Entries with chart source code
# # # # #

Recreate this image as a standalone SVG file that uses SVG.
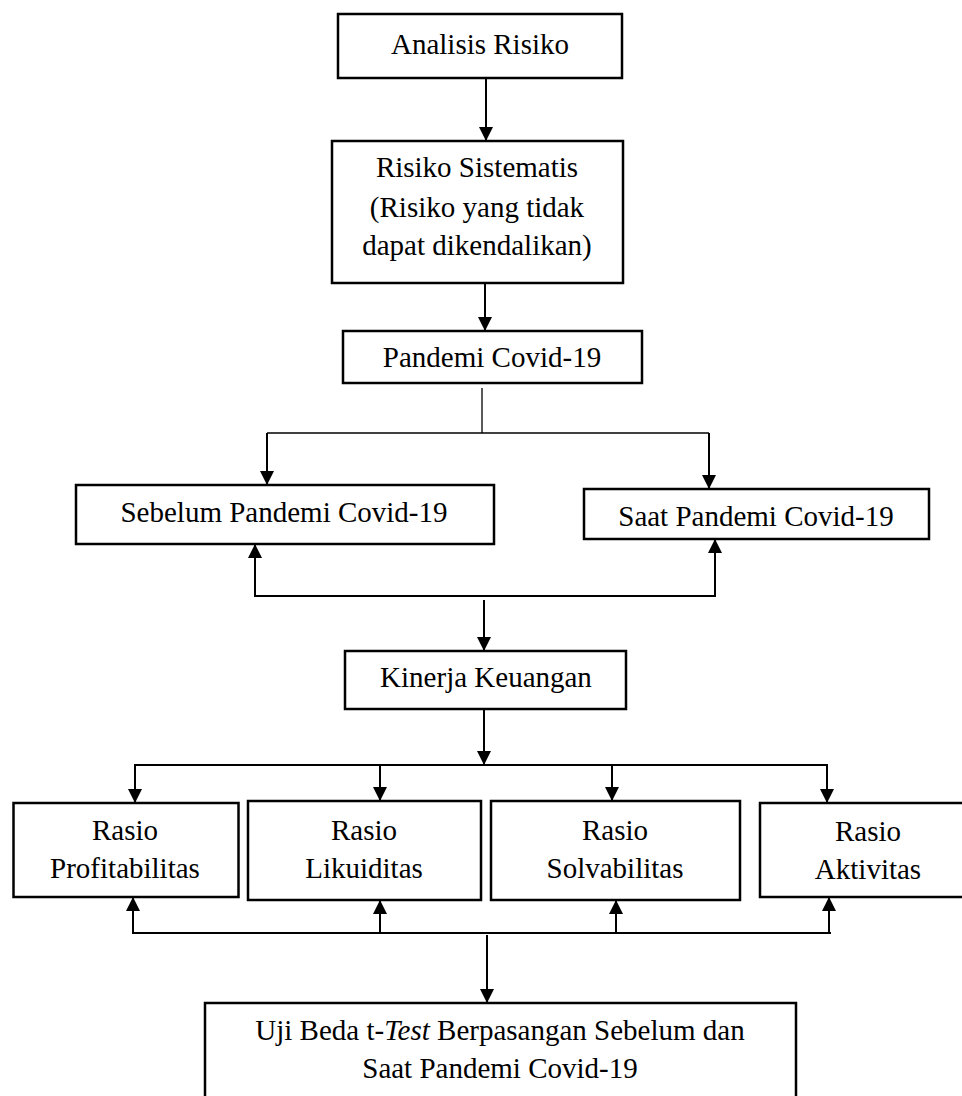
<svg xmlns="http://www.w3.org/2000/svg" width="962" height="1096" viewBox="0 0 962 1096">
<style>
.box{fill:#fff;stroke:#000;stroke-width:2.5}
.t{font-family:"Liberation Serif","Times New Roman",serif;font-size:29px;fill:#000;text-anchor:middle}
.c{fill:none;stroke:#000;stroke-width:2}
.thin{fill:none;stroke:#000;stroke-width:1.3}
</style>
<defs>
<marker id="ah" markerUnits="userSpaceOnUse" markerWidth="15" markerHeight="15" refX="14" refY="7" orient="auto">
<path d="M0,0 L14,7 L0,14 Z" fill="#000"/>
</marker>
</defs>
<rect width="962" height="1096" fill="#fff"/>
<g id="connectors">
<line class="c" x1="486" y1="78" x2="486" y2="141" marker-end="url(#ah)"/>
<line class="c" x1="485" y1="283" x2="485" y2="331" marker-end="url(#ah)"/>
<line class="thin" x1="482" y1="388" x2="482" y2="433"/>
<line class="thin" x1="267" y1="433" x2="709" y2="433"/>
<line class="c" x1="267" y1="433" x2="267" y2="485" marker-end="url(#ah)"/>
<line class="c" x1="709" y1="433" x2="709" y2="489" marker-end="url(#ah)"/>
<polyline class="c" points="255,544 255,596 715,596 715,539"/>
<line class="c" x1="255" y1="596" x2="255" y2="544" marker-end="url(#ah)"/>
<line class="c" x1="715" y1="596" x2="715" y2="539" marker-end="url(#ah)"/>
<line class="c" x1="484" y1="600" x2="484" y2="651" marker-end="url(#ah)"/>
<line class="c" x1="484" y1="709" x2="484" y2="765" marker-end="url(#ah)"/>
<line class="c" x1="134" y1="765" x2="828" y2="765"/>
<line class="c" x1="135" y1="765" x2="135" y2="803" marker-end="url(#ah)"/>
<line class="c" x1="380" y1="765" x2="380" y2="801" marker-end="url(#ah)"/>
<line class="c" x1="612" y1="765" x2="612" y2="801" marker-end="url(#ah)"/>
<line class="c" x1="827" y1="765" x2="827" y2="803" marker-end="url(#ah)"/>
<line class="c" x1="132" y1="933" x2="831" y2="933"/>
<line class="c" x1="133" y1="933" x2="133" y2="897" marker-end="url(#ah)"/>
<line class="c" x1="380" y1="933" x2="380" y2="900" marker-end="url(#ah)"/>
<line class="c" x1="616" y1="933" x2="616" y2="900" marker-end="url(#ah)"/>
<line class="c" x1="829" y1="933" x2="829" y2="897" marker-end="url(#ah)"/>
<line class="c" x1="487" y1="935" x2="487" y2="1003" marker-end="url(#ah)"/>
</g>
<g id="analisis-risiko">
<rect class="box" x="338" y="14" width="284" height="64"/>
<text class="t" x="480" y="54">Analisis Risiko</text>
</g>
<g id="risiko-sistematis">
<rect class="box" x="332" y="141" width="291" height="142"/>
<text class="t" x="477" y="177">Risiko Sistematis</text>
<text class="t" x="477" y="217">(Risiko yang tidak</text>
<text class="t" x="477" y="255">dapat dikendalikan)</text>
</g>
<g id="pandemi">
<rect class="box" x="343" y="331" width="299" height="52"/>
<text class="t" x="492" y="367">Pandemi Covid-19</text>
</g>
<g id="sebelum">
<rect class="box" x="76" y="485" width="418" height="59"/>
<text class="t" x="284" y="522">Sebelum Pandemi Covid-19</text>
</g>
<g id="saat">
<rect class="box" x="584" y="489" width="345" height="50"/>
<text class="t" x="756" y="526">Saat Pandemi Covid-19</text>
</g>
<g id="kinerja">
<rect class="box" x="345" y="651" width="281" height="58"/>
<text class="t" x="486" y="687">Kinerja Keuangan</text>
</g>
<g id="profitabilitas">
<rect class="box" x="13.5" y="803" width="225" height="94"/>
<text class="t" x="125" y="840">Rasio</text>
<text class="t" x="125" y="878">Profitabilitas</text>
</g>
<g id="likuiditas">
<rect class="box" x="248" y="801" width="233" height="99"/>
<text class="t" x="364" y="840">Rasio</text>
<text class="t" x="364" y="878">Likuiditas</text>
</g>
<g id="solvabilitas">
<rect class="box" x="491" y="801" width="249" height="99"/>
<text class="t" x="615" y="840">Rasio</text>
<text class="t" x="615" y="878">Solvabilitas</text>
</g>
<g id="aktivitas">
<rect class="box" x="760" y="803" width="216" height="94"/>
<text class="t" x="868" y="841">Rasio</text>
<text class="t" x="868" y="879">Aktivitas</text>
</g>
<g id="uji-beda">
<rect class="box" x="205" y="1003" width="591" height="120"/>
<text class="t" x="500" y="1040">Uji Beda t-<tspan font-style="italic">Test</tspan> Berpasangan Sebelum dan</text>
<text class="t" x="500" y="1078">Saat Pandemi Covid-19</text>
</g>
</svg>
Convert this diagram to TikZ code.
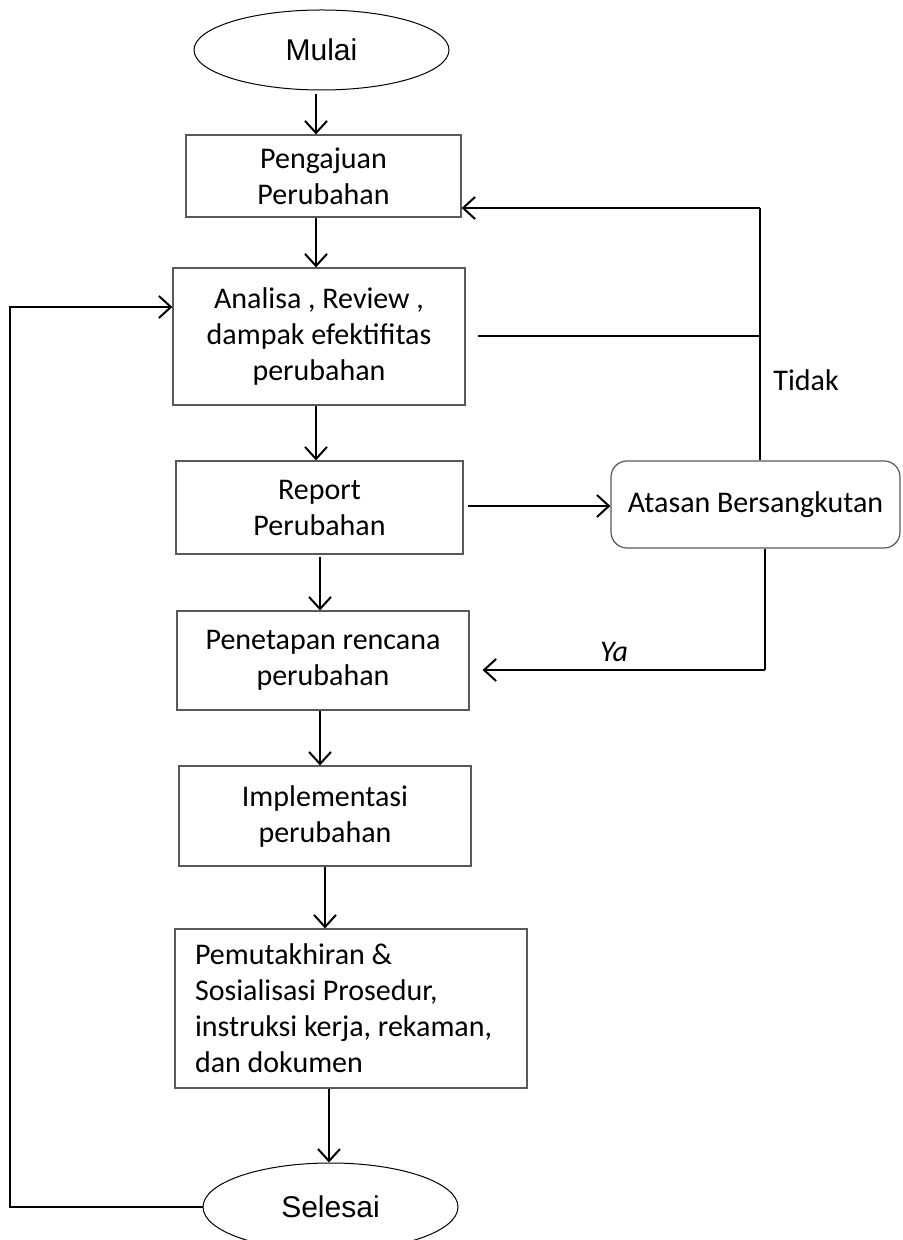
\documentclass[tikz,border=0pt]{standalone}
\usepackage{fontspec}
\setmainfont{Carlito}
\newfontfamily\arialfont{Liberation Sans}
\usetikzlibrary{shapes.geometric,arrows.meta}

\begin{document}
\begin{tikzpicture}[x=0.5pt,y=-0.5pt,
	font=\fontsize{15}{18}\selectfont,
	box/.style={draw=black!65,line width=0.6pt,align=center,inner sep=0pt},
	term/.style={draw,ellipse,line width=0.5pt,inner sep=0pt,minimum width=127.5pt,minimum height=40pt,font=\arialfont\fontsize{15}{16}\selectfont},
	flow/.style={line width=1pt},
	arr/.style={flow,-{Straight Barb[length=6pt,width=11pt,line width=1pt]}}]
	\useasboundingbox (0,0) rectangle (902,1240);
	\node[term] (mulai) at (321.5,50) {Mulai};
	\node[box,minimum width=137.5pt,minimum height=41pt] (aju) at (323.5,176) {Pengajuan\\Perubahan};
	\node[box,minimum width=146pt,minimum height=68.5pt] (analisa) at (319,336.5) {Analisa , Review ,\\dampak efektifitas\\perubahan};
	\node[box,minimum width=143.5pt,minimum height=46.5pt] (report) at (319.5,507.5) {Report\\Perubahan};
	\node[box,minimum width=146pt,minimum height=49.5pt] (tetap) at (323,660.5) {Penetapan rencana\\perubahan};
	\node[box,minimum width=146pt,minimum height=50pt] (impl) at (325,816) {Implementasi\\perubahan};
	\node[box,align=flush left,text width=156pt,inner xsep=10pt,minimum height=79.5pt] (mutakhir) at (351,1008.5) {Pemutakhiran \&\\Sosialisasi Prosedur,\\instruksi kerja, rekaman,\\dan dokumen};
	\node[term,minimum height=44pt] (selesai) at (330.5,1207) {Selesai};
	\node[box,rounded corners=8pt,minimum width=144.5pt,minimum height=43.5pt] (atasan) at (755.5,504.5) {Atasan Bersangkutan};
	\node[anchor=west,inner xsep=0pt] (tidak) at (773,380) {Tidak};
	\node (ya) at (614,652) {\itshape Ya};
	\coordinate (tk) at (760,208);
	\coordinate (yk) at (765,670);
	\coordinate (lp) at (10,307);

	\draw[arr,shorten <=2pt] (mulai.south -| 316,0) -- (316,0 |- aju.north);
	\draw[arr] (aju.south -| 316,0) -- (316,0 |- analisa.north);
	\draw[arr] (analisa.south -| 316,0) -- (316,0 |- report.north);
	\draw[arr,shorten <=1pt] (report.south -| 320,0) -- (320,0 |- tetap.north);
	\draw[arr] (tetap.south -| 320,0) -- (320,0 |- impl.north);
	\draw[arr] (impl.south -| 325,0) -- (325,0 |- mutakhir.north);
	\draw[arr] (mutakhir.south -| 329,0) -- (329,0 |- selesai.north);
	\draw[arr,shorten <=2pt] (report.east |- 0,506) -- (atasan.west |- 0,506);
	\draw[flow] (atasan.north -| tk) -- (tk);
	\draw[arr] (tk) -- (tk -| aju.east);
	\draw[flow,shorten <=6pt] (analisa.east) -- (analisa.east -| tk);
	\draw[flow] (atasan.south -| yk) -- (yk);
	\draw[arr,shorten >=6.5pt] (yk) -- (yk -| tetap.east);
	\draw[arr] (selesai.west) -| (lp) -- (lp -| analisa.west);
\end{tikzpicture}
\end{document}
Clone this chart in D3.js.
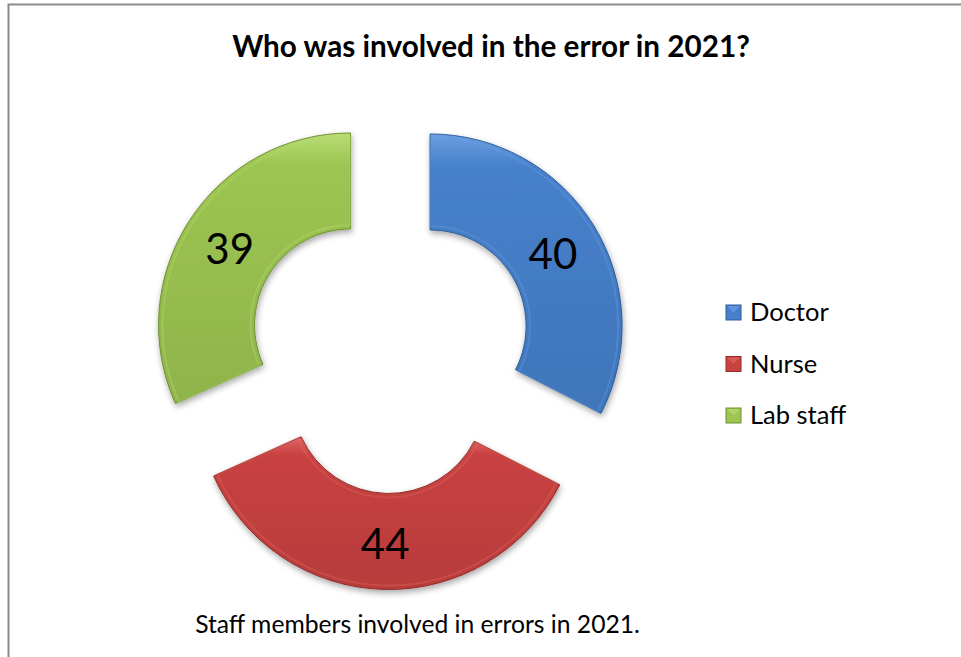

# # # # #

→ Instruction
Extract from the material all lines containing the string "this".

→ Answer to the task
Recreate this image as a standalone SVG file that uses SVG.
Convert this diagram to TikZ code.
Clone this chart in D3.js.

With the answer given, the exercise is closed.